To understand how heat is transported in a Peltier module, it is necessary to understand the construction of a Peltier module.
A semiconductor couple is the basic building block of a thermoelectric / Peltier module. A couple consists of one p-type and one n-type semiconductor block connected by a metallic strip.
These semiconductor blocks are also called thermoelements. The p and n semiconductor blocks are connected electrically in series and thermally in parallel.
The metal strip serves as a junction between the two semiconductors. When DC current is passed through the couple, heat is absorbed at the cold side junction and heat is released at the hot side junction.
To create a Peltier module, many couples are placed electrically in series and sandwiched between substrates that are generally ceramic.
The cooling capacity scales directly proportional to number of couples in the module.
In addition to connecting the couples electrically in series, sometimes the couples are connected electrically in parallel or series-parallel to reduce the electrical resistance of the module.
How is heat transported in a Peltier Module?
The heat transport in a Peltier module can explained with charge carrier analysis.
In thermoelectric materials, charge carriers are electrons and holes.
Electrons carry a negative charge and holes carry a positive charge. In n-type materials, the charge carriers are electrons and in p-type materials, the charge carriers are holes.
Holes are empty spaces in a crystal lattice that an electron could occupy.
These holes are free to move about within the lattice. When charge carriers move they take heat with them.
Energy absorbed and liberated can be accounted for by a change in energy level of electrons. Electrons that move to a higher energy level absorb heat and electrons that move to a lower energy level release heat.
The material characteristics and polarity of the DC source relative to the p and n arrangement makes possible energy absorption and release in a controlled manner.
4 Responses
Why don’t you use a transistor type Peltier module to reduce voltage at the heat dissipating end and
I ask you a question. What if a transistor could generate heat only and if we reverse engineer the same transistor to a cold dissipating transistor it would only dissipate cold and no heat will be generated.
Tim, Interesting idea. I am not familiar with the concept. Thank you for posting.
With continued use of a thermoelectric element are holes regenerated with 100% efficiency or does the performance decline with time? For heating applications how does the heat generated by a thermoelectric device compare to electrical resistive heating for the same power consumption?

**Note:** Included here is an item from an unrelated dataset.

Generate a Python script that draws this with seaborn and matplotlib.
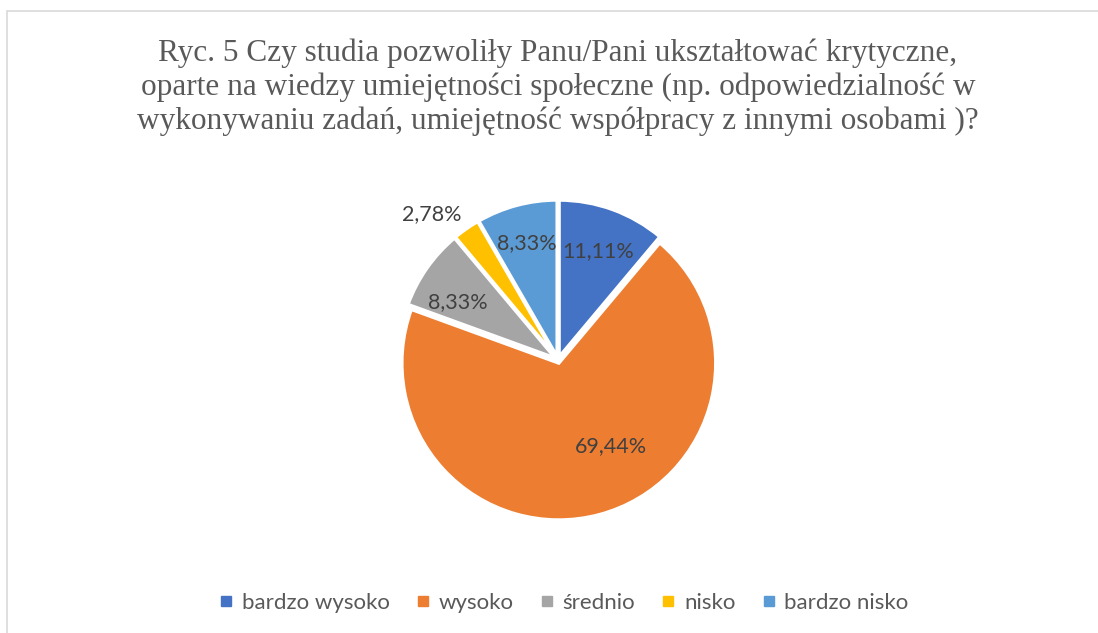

Thank you, Dr. Rowlands, for your thoughtful questions. I’m happy to share some insights.
With continued use of a thermoelectric element are holes regenerated with 100% efficiency or does the performance decline with time?
In thermoelectric cooling and thermoelectric power generation, a hole is simply the absence of an electron when an electron moves from the valence band to the conduction band. The material does not have a limited supply of holes and they are not “used up” during operation. Charge carriers continually move within the semiconductor lattice, so a thermoelectric module does not lose performance because of hole depletion.
Any long-term performance change in a thermoelectric cooler or thermoelectric generator is usually caused by material diffusion, thermal cycling fatigue, or wear at solder and contact interfaces. High quality thermoelectric modules operated within their temperature limits typically show very little degradation over time. This is one reason proper design, modeling, and thermal management are important when integrating thermoelectric technology into a system.
For heating applications how does the heat generated by a thermoelectric device compare to electrical resistive heating for the same power consumption?
For heating applications, the heat output from a thermoelectric module and a resistive heater will be the same if the electrical resistance, voltage, and current are the same. Both convert electrical power into resistive (Joule) heating. The difference is that a thermoelectric module can also pump heat from its cold side to its hot side. This added pumped heat can raise the total heat output and give the system a coefficient of performance greater than one. Under the right operating conditions, this can make thermoelectric heating more effective than simple resistive heating.